Why it’s important to have self-proved and original will for probate.


Maintaining the original Will and having a “self-proved” Will can save your children or spouse time and expense during probate.

Proof of Will
Understandably, the laws regarding the proof of a Will,  are designed to prevent fraud,  and to make sure the Will is valid in all respects. A “Self-Proved” Will is one that is signed in the presence of the testator, two witnesses and a notary public, with language attesting to the fact that all four participants signed in each other’s presence.  It is important to check your Will to see whether it is self-proved. Otherwise, one of the attesting witnesses will have to testify that the signature on the Will is theirs. Often the
attesting witnesses move or predecease the testator.

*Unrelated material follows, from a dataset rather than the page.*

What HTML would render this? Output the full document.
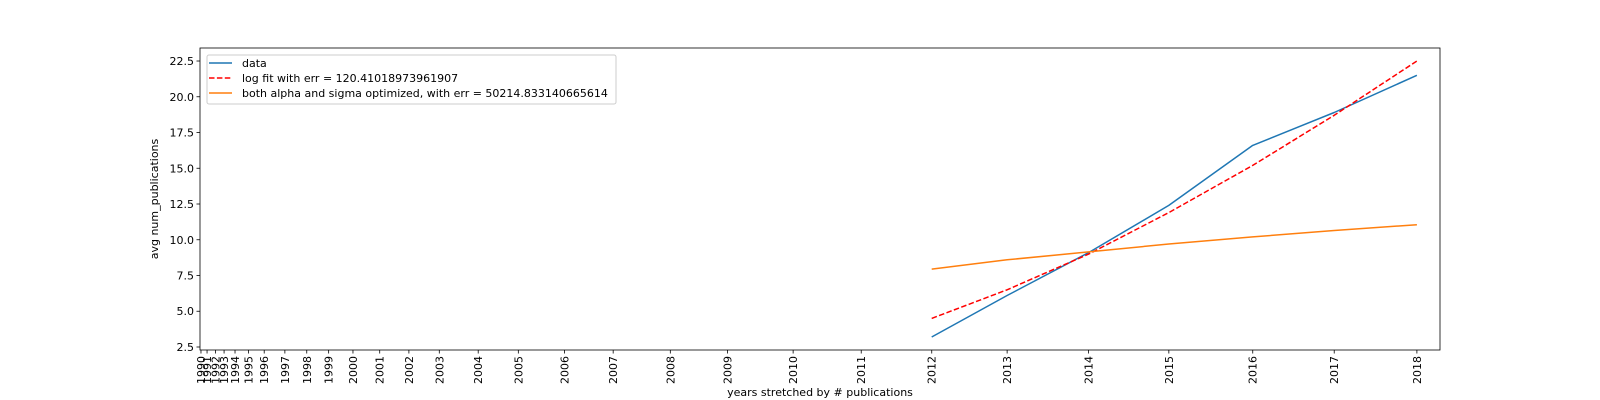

An out of state witness can give oath by way of obtaining a court order to appoint a Commissioner to take the oath in that state. This is a procedure that adds expense to the probate procedure. If your Will is not “self-proved” you may want to consider executing a new Will to avoid these problems.

The Importance of Maintaining the Original Will
If only a copy, rather than the original of the Will can be located after death, then the Will is considered to be lost or destroyed. In this situation, the testimony of a disinterested witness is required to show that the copy of the testator’s intent.  A disinterested person means a person who does not inherit under the Will. Such a person  may be difficult to find. Therefore it’s important to maintain your original Will in a safe place and let family and friends know where it can be found.